───── PROVIDED RECORDS ─────

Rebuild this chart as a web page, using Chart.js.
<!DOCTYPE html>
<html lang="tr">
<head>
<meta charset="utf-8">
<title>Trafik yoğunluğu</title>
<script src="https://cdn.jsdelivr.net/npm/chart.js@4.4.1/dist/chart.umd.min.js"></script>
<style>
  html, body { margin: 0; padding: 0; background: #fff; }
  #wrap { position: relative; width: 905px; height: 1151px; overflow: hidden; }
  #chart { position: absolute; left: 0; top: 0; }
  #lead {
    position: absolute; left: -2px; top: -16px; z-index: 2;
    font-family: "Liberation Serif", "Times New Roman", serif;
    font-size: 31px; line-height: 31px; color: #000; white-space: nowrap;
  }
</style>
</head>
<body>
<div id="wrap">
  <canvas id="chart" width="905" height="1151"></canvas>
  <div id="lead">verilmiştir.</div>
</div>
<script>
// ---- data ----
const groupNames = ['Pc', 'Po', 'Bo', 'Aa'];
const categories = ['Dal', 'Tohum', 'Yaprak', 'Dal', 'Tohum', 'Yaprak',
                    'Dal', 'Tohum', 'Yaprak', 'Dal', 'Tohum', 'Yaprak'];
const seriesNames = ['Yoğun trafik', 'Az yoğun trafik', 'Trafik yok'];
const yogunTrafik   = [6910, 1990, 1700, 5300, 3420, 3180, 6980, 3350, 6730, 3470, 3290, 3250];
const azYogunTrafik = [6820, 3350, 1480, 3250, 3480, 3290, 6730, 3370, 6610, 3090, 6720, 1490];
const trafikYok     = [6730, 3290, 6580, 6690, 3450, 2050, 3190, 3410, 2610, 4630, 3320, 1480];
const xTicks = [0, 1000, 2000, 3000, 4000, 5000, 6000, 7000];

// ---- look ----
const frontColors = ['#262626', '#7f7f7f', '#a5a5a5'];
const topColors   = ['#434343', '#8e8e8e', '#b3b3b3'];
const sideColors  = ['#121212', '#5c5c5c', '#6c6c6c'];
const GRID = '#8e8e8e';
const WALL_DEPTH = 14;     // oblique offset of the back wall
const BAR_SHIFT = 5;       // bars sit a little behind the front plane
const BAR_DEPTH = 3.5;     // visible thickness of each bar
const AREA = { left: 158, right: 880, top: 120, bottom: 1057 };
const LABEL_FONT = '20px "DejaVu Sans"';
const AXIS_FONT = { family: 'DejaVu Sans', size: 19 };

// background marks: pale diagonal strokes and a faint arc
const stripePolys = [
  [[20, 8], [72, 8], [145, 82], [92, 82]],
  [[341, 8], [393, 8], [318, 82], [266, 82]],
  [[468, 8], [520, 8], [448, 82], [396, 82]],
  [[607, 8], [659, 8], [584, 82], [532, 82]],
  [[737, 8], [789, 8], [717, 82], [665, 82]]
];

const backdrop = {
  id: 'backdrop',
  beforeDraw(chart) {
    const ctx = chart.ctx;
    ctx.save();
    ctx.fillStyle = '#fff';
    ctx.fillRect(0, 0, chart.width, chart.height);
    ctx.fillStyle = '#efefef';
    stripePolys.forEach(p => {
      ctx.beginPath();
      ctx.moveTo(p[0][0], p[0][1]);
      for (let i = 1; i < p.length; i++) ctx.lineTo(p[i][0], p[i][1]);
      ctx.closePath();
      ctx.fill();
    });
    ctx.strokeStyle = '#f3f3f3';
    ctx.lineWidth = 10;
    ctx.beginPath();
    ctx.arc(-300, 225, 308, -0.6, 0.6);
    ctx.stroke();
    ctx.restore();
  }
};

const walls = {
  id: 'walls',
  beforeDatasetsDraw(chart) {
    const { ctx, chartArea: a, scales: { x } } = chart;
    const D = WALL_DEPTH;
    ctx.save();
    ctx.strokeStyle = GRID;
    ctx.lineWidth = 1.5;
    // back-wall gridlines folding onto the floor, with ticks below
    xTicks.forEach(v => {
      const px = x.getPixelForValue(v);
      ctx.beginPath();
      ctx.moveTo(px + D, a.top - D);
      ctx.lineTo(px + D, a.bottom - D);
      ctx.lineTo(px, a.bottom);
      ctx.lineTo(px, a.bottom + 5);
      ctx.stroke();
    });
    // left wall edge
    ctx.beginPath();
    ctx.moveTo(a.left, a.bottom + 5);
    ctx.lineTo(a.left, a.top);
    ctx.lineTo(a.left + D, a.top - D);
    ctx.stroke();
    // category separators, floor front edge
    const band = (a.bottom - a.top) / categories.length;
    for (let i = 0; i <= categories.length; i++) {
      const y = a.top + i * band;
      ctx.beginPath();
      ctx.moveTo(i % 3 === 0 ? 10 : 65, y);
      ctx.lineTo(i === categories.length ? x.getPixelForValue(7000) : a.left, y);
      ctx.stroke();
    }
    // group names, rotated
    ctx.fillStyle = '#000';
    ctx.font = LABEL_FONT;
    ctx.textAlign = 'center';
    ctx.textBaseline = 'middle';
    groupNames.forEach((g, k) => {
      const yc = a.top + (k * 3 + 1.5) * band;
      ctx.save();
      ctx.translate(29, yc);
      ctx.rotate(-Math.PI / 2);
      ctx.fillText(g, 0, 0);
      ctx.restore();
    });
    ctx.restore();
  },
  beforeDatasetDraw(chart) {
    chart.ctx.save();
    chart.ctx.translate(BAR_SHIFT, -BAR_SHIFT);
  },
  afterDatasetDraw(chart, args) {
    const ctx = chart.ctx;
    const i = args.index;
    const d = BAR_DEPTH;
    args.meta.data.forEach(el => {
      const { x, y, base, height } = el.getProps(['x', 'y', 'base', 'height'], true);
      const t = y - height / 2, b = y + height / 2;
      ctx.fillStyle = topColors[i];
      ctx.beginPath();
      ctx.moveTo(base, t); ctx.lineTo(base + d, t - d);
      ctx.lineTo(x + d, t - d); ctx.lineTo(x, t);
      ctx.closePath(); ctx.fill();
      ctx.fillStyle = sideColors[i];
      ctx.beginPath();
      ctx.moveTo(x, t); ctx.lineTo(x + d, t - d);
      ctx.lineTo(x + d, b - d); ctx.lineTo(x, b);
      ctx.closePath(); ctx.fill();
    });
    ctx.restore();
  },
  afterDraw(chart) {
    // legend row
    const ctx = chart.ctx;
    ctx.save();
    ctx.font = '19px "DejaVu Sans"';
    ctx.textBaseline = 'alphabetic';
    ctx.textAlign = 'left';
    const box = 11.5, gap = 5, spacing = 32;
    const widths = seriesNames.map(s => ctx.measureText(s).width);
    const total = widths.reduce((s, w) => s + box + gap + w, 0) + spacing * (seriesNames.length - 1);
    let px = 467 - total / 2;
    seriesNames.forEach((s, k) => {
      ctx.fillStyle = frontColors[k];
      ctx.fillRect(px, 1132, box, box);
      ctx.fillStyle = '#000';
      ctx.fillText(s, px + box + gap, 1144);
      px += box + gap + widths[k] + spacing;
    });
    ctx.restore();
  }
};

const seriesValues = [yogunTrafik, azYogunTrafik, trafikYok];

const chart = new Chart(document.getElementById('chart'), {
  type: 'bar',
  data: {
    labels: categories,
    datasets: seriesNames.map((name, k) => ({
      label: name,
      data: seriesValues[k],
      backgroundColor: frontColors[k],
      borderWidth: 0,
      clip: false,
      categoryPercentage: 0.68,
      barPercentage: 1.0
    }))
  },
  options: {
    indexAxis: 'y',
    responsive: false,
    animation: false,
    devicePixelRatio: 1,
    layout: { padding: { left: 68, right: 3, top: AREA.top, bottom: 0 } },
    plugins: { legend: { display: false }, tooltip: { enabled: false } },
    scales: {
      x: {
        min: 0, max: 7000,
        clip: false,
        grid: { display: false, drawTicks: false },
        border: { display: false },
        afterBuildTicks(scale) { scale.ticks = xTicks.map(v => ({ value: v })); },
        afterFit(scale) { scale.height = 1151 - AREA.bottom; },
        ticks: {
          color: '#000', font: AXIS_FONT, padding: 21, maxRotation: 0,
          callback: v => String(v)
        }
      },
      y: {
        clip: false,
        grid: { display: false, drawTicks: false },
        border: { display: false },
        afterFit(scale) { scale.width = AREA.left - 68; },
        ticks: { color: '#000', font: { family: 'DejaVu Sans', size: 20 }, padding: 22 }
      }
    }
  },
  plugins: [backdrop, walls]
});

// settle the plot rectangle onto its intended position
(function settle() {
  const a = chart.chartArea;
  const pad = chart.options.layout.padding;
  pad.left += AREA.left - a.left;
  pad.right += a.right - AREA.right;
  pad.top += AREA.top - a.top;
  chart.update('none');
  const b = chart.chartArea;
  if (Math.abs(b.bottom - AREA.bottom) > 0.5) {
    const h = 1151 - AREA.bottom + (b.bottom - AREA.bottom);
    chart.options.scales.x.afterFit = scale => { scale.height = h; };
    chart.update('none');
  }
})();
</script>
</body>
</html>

─────
───── PROVIDED RECORDS ─────

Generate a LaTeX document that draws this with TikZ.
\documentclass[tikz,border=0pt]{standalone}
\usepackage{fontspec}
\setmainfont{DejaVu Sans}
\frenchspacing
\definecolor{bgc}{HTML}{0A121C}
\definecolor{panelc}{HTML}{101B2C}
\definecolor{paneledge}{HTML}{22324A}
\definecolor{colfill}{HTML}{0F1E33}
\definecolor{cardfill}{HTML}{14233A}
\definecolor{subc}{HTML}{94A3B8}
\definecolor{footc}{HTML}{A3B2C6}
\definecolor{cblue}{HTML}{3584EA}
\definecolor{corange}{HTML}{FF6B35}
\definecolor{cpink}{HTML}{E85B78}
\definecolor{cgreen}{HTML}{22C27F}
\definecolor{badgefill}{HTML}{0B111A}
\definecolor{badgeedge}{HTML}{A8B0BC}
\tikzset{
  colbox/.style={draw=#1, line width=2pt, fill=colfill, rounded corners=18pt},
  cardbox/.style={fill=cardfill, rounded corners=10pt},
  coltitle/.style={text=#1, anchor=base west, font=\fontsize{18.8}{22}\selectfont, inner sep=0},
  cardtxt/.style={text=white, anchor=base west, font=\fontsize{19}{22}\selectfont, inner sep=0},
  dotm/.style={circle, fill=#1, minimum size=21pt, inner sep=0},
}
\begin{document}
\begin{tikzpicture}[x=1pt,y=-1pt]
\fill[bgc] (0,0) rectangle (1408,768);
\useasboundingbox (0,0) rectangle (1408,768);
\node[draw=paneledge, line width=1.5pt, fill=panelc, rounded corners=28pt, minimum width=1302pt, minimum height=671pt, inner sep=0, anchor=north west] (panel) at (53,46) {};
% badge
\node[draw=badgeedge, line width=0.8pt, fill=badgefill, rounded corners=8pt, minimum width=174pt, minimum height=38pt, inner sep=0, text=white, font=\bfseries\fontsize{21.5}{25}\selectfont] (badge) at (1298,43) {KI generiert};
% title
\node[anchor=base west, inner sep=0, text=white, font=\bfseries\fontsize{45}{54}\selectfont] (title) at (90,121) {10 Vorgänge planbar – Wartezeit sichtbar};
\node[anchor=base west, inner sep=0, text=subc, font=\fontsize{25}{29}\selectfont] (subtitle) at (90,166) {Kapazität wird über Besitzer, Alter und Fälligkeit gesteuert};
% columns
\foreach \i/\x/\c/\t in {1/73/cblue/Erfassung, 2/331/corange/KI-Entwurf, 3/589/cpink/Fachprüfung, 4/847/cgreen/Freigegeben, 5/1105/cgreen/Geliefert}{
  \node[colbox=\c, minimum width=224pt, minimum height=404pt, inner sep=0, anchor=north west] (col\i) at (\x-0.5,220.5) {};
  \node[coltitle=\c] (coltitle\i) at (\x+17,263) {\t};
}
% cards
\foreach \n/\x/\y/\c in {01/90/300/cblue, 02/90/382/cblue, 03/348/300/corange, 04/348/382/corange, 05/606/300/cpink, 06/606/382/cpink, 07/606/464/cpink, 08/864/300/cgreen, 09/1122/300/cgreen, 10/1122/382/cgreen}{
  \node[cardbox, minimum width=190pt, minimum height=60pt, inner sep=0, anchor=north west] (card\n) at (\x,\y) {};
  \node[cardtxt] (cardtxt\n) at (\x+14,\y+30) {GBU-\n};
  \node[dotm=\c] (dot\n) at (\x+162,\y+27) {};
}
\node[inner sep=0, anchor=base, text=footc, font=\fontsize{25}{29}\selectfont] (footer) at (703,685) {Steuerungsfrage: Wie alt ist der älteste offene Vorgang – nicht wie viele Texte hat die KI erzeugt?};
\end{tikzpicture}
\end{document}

─────

= WHAT IS BEING ASKED =
Reproduce verbatim the lines above, from the line with "Rebuild this chart" through the line with "const xTicks = [0, 1000, 2000, 3000, 4000, 5000, 6000, 7000];".

= SOLUTION =
Rebuild this chart as a web page, using Chart.js.
<!DOCTYPE html>
<html lang="tr">
<head>
<meta charset="utf-8">
<title>Trafik yoğunluğu</title>
<script src="https://cdn.jsdelivr.net/npm/chart.js@4.4.1/dist/chart.umd.min.js"></script>
<style>
  html, body { margin: 0; padding: 0; background: #fff; }
  #wrap { position: relative; width: 905px; height: 1151px; overflow: hidden; }
  #chart { position: absolute; left: 0; top: 0; }
  #lead {
    position: absolute; left: -2px; top: -16px; z-index: 2;
    font-family: "Liberation Serif", "Times New Roman", serif;
    font-size: 31px; line-height: 31px; color: #000; white-space: nowrap;
  }
</style>
</head>
<body>
<div id="wrap">
  <canvas id="chart" width="905" height="1151"></canvas>
  <div id="lead">verilmiştir.</div>
</div>
<script>
// ---- data ----
const groupNames = ['Pc', 'Po', 'Bo', 'Aa'];
const categories = ['Dal', 'Tohum', 'Yaprak', 'Dal', 'Tohum', 'Yaprak',
                    'Dal', 'Tohum', 'Yaprak', 'Dal', 'Tohum', 'Yaprak'];
const seriesNames = ['Yoğun trafik', 'Az yoğun trafik', 'Trafik yok'];
const yogunTrafik   = [6910, 1990, 1700, 5300, 3420, 3180, 6980, 3350, 6730, 3470, 3290, 3250];
const azYogunTrafik = [6820, 3350, 1480, 3250, 3480, 3290, 6730, 3370, 6610, 3090, 6720, 1490];
const trafikYok     = [6730, 3290, 6580, 6690, 3450, 2050, 3190, 3410, 2610, 4630, 3320, 1480];
const xTicks = [0, 1000, 2000, 3000, 4000, 5000, 6000, 7000];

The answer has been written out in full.